Ho inaugurato questa rubrica agli inizi dell’anno con un’immagine che ne avrebbe specificato la finalità, «il fiore delle domande». Avevo, così, scelto di attingere ai tanti interrogativi che mi erano stati rivolti durante l’ormai lungo mio percorso di biblista, di scrittore, di conferenziere, di predicatore. Sono molteplici, infatti, i semi delle questioni di fede che germogliano nell’animo di molti, spesso senza che crescano. Talora, però, fioriscono e diventano espliciti.
Non è sempre facile formulare queste domande o trovare chi interpellare. C’è una frase suggestiva del profeta Isaia: «Guardai, ma non c’era nessuno, tra costoro proprio nessuno capace di consigliare, nessuno da interrogare per avere una risposta » (41,28). Certo, è anche un po’ vero quello che osservava con ironia Oscar Wilde, scrittore inglese dell’Ottocento: «Le risposte sono capaci di darle tutti, a fare le vere domande ci vuole un genio ». In verità anche l’ars respondendi è appunto un’arte che non sempre è praticata, così che riesca a dare frutti che sfamino il desiderio di conoscenza di chi ha praticato l’ars interrogandi.

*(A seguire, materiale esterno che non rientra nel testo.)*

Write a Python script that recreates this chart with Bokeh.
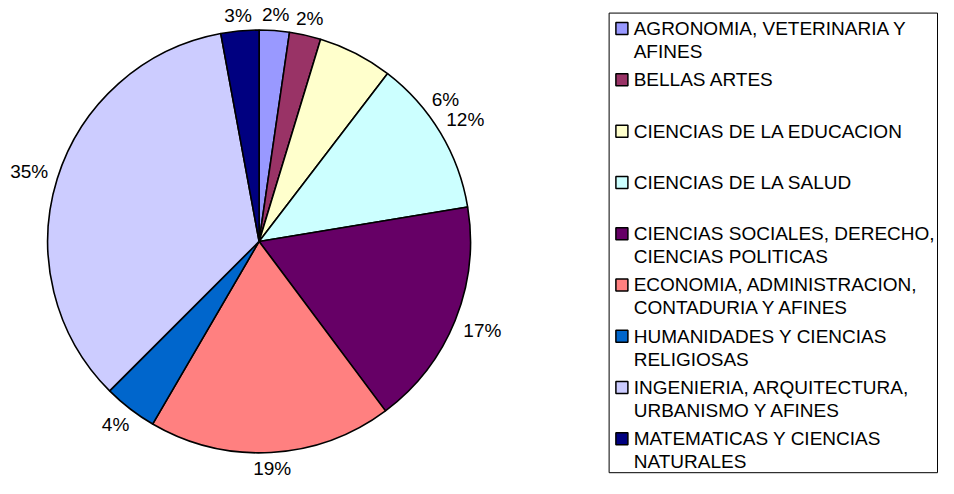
import math
from bokeh.plotting import figure
from bokeh.models import Range1d, ColumnDataSource
from bokeh.core.properties import value
from bokeh.embed import file_html
from bokeh.resources import INLINE

# ---- data ----
categories = [
    "AGRONOMIA, VETERINARIA Y\nAFINES",
    "BELLAS ARTES",
    "CIENCIAS DE LA EDUCACION",
    "CIENCIAS DE LA SALUD",
    "CIENCIAS SOCIALES, DERECHO,\nCIENCIAS POLITICAS",
    "ECONOMIA, ADMINISTRACION,\nCONTADURIA Y AFINES",
    "HUMANIDADES Y CIENCIAS\nRELIGIOSAS",
    "INGENIERIA, ARQUITECTURA,\nURBANISMO Y AFINES",
    "MATEMATICAS Y CIENCIAS\nNATURALES",
]
shares = [2.3, 2.4, 5.7, 12.0, 17.4, 18.6, 4.1, 34.6, 2.9]
colors = ["#9999FF", "#993366", "#FFFFCC", "#CCFFFF", "#660066",
          "#FF8080", "#0066CC", "#CCCCFF", "#000080"]
# label angular nudges (degrees) used by the original to avoid overlaps
label_nudge = [0, 0, 25, 0, 0, 0, 0, 0, 0]

# ---- geometry (units = reference pixels, y downward negated) ----
CX, CY, R = 263, -249, 215
FONT = value("Liberation Sans")

total = sum(shares)
starts, ends, mids = [], [], []
acc = 0.0
for s in shares:
    f0 = acc / total
    acc += s
    f1 = acc / total
    starts.append(math.pi / 2 - f0 * 2 * math.pi)
    ends.append(math.pi / 2 - f1 * 2 * math.pi)
    mids.append((f0 + f1) / 2 * 360)

labels = [f"{round(s / total * 100)}%" for s in shares]

p = figure(width=938, height=478, output_backend="svg", toolbar_location=None,
           x_range=Range1d(0, 954), y_range=Range1d(-494, 0),
           min_border=0)
p.axis.visible = False
p.grid.visible = False
p.outline_line_color = None
p.background_fill_color = "white"

src = ColumnDataSource(dict(start=starts, end=ends, color=colors))
p.wedge(x=CX, y=CY, radius=R, start_angle="start", end_angle="end",
        direction="clock", fill_color="color", line_color="black",
        line_width=1.6, source=src)

# percentage labels
lx, ly = [], []
for lab, m, nd in zip(labels, mids, label_nudge):
    a = math.radians(m + nd)
    w = len(lab) * 10.5
    r = R + 13 + abs(math.sin(a)) * w / 2 + abs(math.cos(a)) * 6
    lx.append(CX + r * math.sin(a))
    ly.append(CY + r * math.cos(a))
p.text(x=lx, y=ly, text=labels, text_font=FONT, text_font_size="19px",
       text_align="center", text_baseline="middle", text_color="black")

# legend (drawn by hand to match the original multi-line layout)
LX0, LX1, LY0, LY1 = 619, 953, -13, -488
p.quad(left=[LX0], right=[LX1], top=[LY0], bottom=[LY1],
       fill_color=None, line_color="black", line_width=1)
sq_y, tx, ty, tt = [], [], [], []
for i, cat in enumerate(categories):
    y0 = -(29 + i * 53)
    sq_y.append(y0)
    for j, line in enumerate(cat.split("\n")):
        tx.append(644)
        ty.append(y0 - j * 23.5)
        tt.append(line)
p.scatter(x=[632] * len(categories), y=sq_y, marker="square", size=12,
          fill_color=colors, line_color="black", line_width=1.5)
p.text(x=tx, y=ty, text=tt, text_font=FONT, text_font_size="19px",
       text_align="left", text_baseline="middle", text_color="black")

open("out.html", "w").write(file_html(p, INLINE))
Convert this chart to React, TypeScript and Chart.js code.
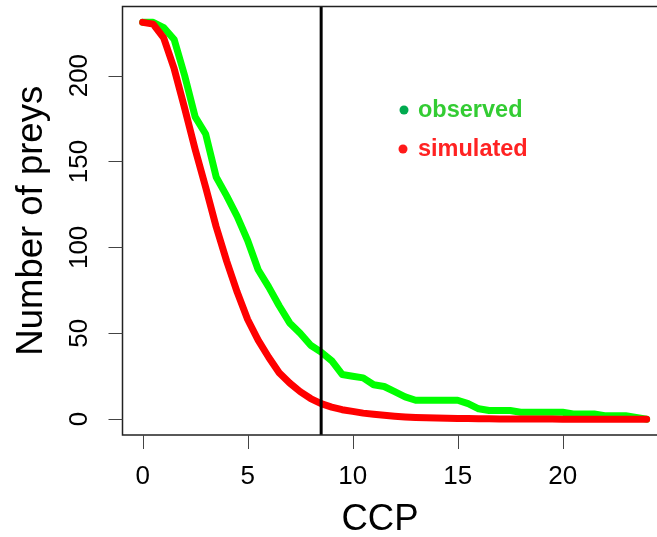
import { useEffect, useRef } from "react";
import { Chart, registerables } from "chart.js";

Chart.register(...registerables);

// CCP values (x)
const CCP = [
  0, 0.5, 1, 1.5, 2, 2.5, 3, 3.5, 4, 4.5, 5, 5.5, 6, 6.5, 7, 7.5, 8, 8.5, 9, 9.5,
  10, 10.5, 11, 11.5, 12, 12.5, 13, 13.5, 14, 14.5, 15, 15.5, 16, 16.5, 17, 17.5,
  18, 18.5, 19, 19.5, 20, 20.5, 21, 21.5, 22, 22.5, 23, 23.5, 24,
];

// Number of preys, observed
const OBSERVED = [
  231, 231, 228, 221, 200, 176, 166, 141, 130, 118, 104, 87, 77, 66, 56, 50, 43, 39, 34, 26,
  25, 24, 20, 19, 16, 13, 11, 11, 11, 11, 11, 9, 6, 5, 5, 5,
  4, 4, 4, 4, 4, 3, 3, 3, 2, 2, 2, 1, 0,
];

// Number of preys, simulated
const SIMULATED = [
  231, 230, 222, 204, 181, 157, 135, 112, 92, 74, 58, 46, 36, 27, 21, 16, 12, 9, 7, 5.5,
  4.5, 3.5, 2.8, 2.2, 1.7, 1.3, 1, 0.8, 0.6, 0.5, 0.4, 0.3, 0.2, 0.2, 0.1, 0.1,
  0.1, 0.1, 0.1, 0.1, 0, 0, 0, 0, 0, 0, 0, 0, 0,
];

const X_TICKS = [0, 5, 10, 15, 20];
const Y_TICKS = [0, 50, 100, 150, 200];
const CUTOFF = 8.5;
const X_LIMITS = [-0.96, 24.96];
const Y_LIMITS = [-9.24, 240.24];
const X_TITLE = "CCP";
const Y_TITLE = "Number of preys";
const LEGEND_LABELS = ["observed", "simulated"];

const FONT = '"Liberation Sans", Arial, sans-serif';

const rPlot = {
  id: "rPlot",
  afterDatasetsDraw(chart: any) {
    const { ctx, chartArea: a, scales } = chart;
    const x = scales.x;
    const y = scales.y;
    ctx.save();

    // vertical cutoff line
    const vx = x.getPixelForValue(CUTOFF);
    ctx.strokeStyle = "#000";
    ctx.lineWidth = 3;
    ctx.beginPath();
    ctx.moveTo(vx, a.top);
    ctx.lineTo(vx, a.bottom);
    ctx.stroke();

    // box
    ctx.lineWidth = 1.5;
    ctx.strokeStyle = "#222";
    ctx.strokeRect(a.left, a.top, a.right - a.left, a.bottom - a.top);

    // tick marks
    ctx.lineWidth = 1;
    ctx.strokeStyle = "#444";
    ctx.beginPath();
    for (const t of X_TICKS) {
      const px = Math.round(x.getPixelForValue(t)) + 0.5;
      ctx.moveTo(px, a.bottom);
      ctx.lineTo(px, a.bottom + 14);
    }
    for (const t of Y_TICKS) {
      const py = Math.round(y.getPixelForValue(t)) + 0.5;
      ctx.moveTo(a.left, py);
      ctx.lineTo(a.left - 14, py);
    }
    ctx.stroke();

    // tick labels
    ctx.fillStyle = "#000";
    ctx.font = `26px ${FONT}`;
    ctx.textAlign = "center";
    ctx.textBaseline = "alphabetic";
    for (const t of X_TICKS) {
      ctx.fillText(String(t), x.getPixelForValue(t), 484);
    }
    for (const t of Y_TICKS) {
      ctx.save();
      ctx.translate(87, y.getPixelForValue(t));
      ctx.rotate(-Math.PI / 2);
      ctx.fillText(String(t), 0, 0);
      ctx.restore();
    }

    // axis titles
    ctx.font = `36.5px ${FONT}`;
    ctx.fillText(X_TITLE, 380, 530);
    ctx.save();
    ctx.translate(42, (a.top + a.bottom) / 2);
    ctx.rotate(-Math.PI / 2);
    ctx.fillText(Y_TITLE, 0, 0);
    ctx.restore();

    // legend
    const entries = [
      { label: LEGEND_LABELS[0], dot: "#00aa4f", text: "#33cc33", dx: 404, dy: 110, base: 116.5 },
      { label: LEGEND_LABELS[1], dot: "#ff1a1a", text: "#ff2222", dx: 403, dy: 149, base: 155.5 },
    ];
    ctx.font = `bold 23.5px ${FONT}`;
    ctx.textAlign = "left";
    for (const e of entries) {
      ctx.fillStyle = e.dot;
      ctx.beginPath();
      ctx.arc(e.dx, e.dy, 4.5, 0, Math.PI * 2);
      ctx.fill();
      ctx.fillStyle = e.text;
      ctx.fillText(e.label, 418, e.base);
    }

    ctx.restore();
  },
};

export default function App() {
  const ref = useRef<HTMLCanvasElement | null>(null);

  useEffect(() => {
    if (!ref.current) return;
    const chart = new Chart(ref.current, {
      type: "line",
      data: {
        datasets: [
          {
            label: LEGEND_LABELS[0],
            data: CCP.map((c, i) => ({ x: c, y: OBSERVED[i] })),
            borderColor: "#00ff00",
            borderWidth: 7,
            borderCapStyle: "round",
            borderJoinStyle: "round",
            pointRadius: 0,
            tension: 0,
            order: 1,
          },
          {
            label: LEGEND_LABELS[1],
            data: CCP.map((c, i) => ({ x: c, y: SIMULATED[i] })),
            borderColor: "#ff0000",
            borderWidth: 7,
            borderCapStyle: "round",
            borderJoinStyle: "round",
            pointRadius: 0,
            tension: 0,
            order: 0,
          },
        ],
      },
      options: {
        animation: false,
        responsive: false,
        devicePixelRatio: 1,
        layout: { padding: { left: 122.5, right: 13.2, top: 6.5, bottom: 102 } },
        scales: {
          x: { type: "linear", min: X_LIMITS[0], max: X_LIMITS[1], display: false },
          y: { type: "linear", min: Y_LIMITS[0], max: Y_LIMITS[1], display: false },
        },
        plugins: {
          legend: { display: false },
          tooltip: { enabled: false },
        },
      } as any,
      plugins: [rPlot],
    });
    return () => chart.destroy();
  }, []);

  return (
    <div
      style={{
        position: "fixed",
        left: 0,
        top: 0,
        width: 657,
        height: 537,
        overflow: "hidden",
        background: "#fff",
      }}
    >
      <canvas ref={ref} width={680} height={537} style={{ display: "block", width: 680, height: 537 }} />
    </div>
  );
}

La selezione delle domande è stata condotta sostanzialmente secondo tre percorsi. Il primo ha puntato sulla figura di Gesù così come appare nel racconto dei Vangeli, spesso segnato da increspature e persino inciampi per il lettore. Si è, così, compiuto di necessità un viaggio in molte tappe all’interno dell’orizzonte decisivo della corretta interpretazione della Bibbia. In tal modo si è allargato il perimetro delle risposte, entrando nell’Antico Testamento che per non pochi cristiani è un territorio arduo da attraversare e, quindi, accantonato. E questo è stato il secondo itinerario.
Infine, si è aperto lo scrigno delle domande teologiche generali che vanno dalle origini umane fino al nostro destino ultimo, ma si affacciano anche sul mistero di Dio e sugli interrogativi fondamentali dell’essere e dell’esistere. Per usare il linguaggio tecnico – a cui abbiamo voluto assuefare un po’ anche i nostri lettori – si è configurata la trilogia «cristologia – ermeneutica (interpretazione) – escatologia (senso ultimo della realtà)». Naturalmente questa ricerca è “fiorita” affrontando questioni imponenti, ma anche scendendo in osservazioni minuscole e persino marginali, segnate talora talora dalla spezia della curiosità.
Il titolo della rubrica Dubito ergo sum è stato un po’ l’insegna: non si è, però, voluto esaltare il dubbio sistematico che tutto sgretola, ma si è cercato di affrontare le incertezze, le oscurità, le esitazioni, le domande, appunto, che sorgono nel cammino di fede. Il credere, come l’amare, non si basa su una fredda dimostrazione matematica o geometrica, ma esige una ricerca all’interno di un orizzonte che ci supera, il «mistero» di Dio.
Il poeta tedesco ottocentesco Heinrich Heine scriveva: «Noi non cessiamo di interrogarci / ancora e ancora, / finché una manciata di terra / ci chiuderà la bocca». Egli non credeva a una risposta suprema finale che andasse oltre la pala del becchino. Il nostro itinerario durato un anno ha, invece, cercato di varcare quella frontiera, per avere una parola che esaudisse le nostre legittime domande fondamentali, pur non esaurendo l’infinita grandezza divina. In questa luce vorrei concludere col suggerimento di un altro scrittore, l’inglese Clive Staples Lewis, morto nel 1963: «Spesso diciamo che Dio non risponde alle nostre domande; in realtà siamo noi che non ascoltiamo le sue risposte».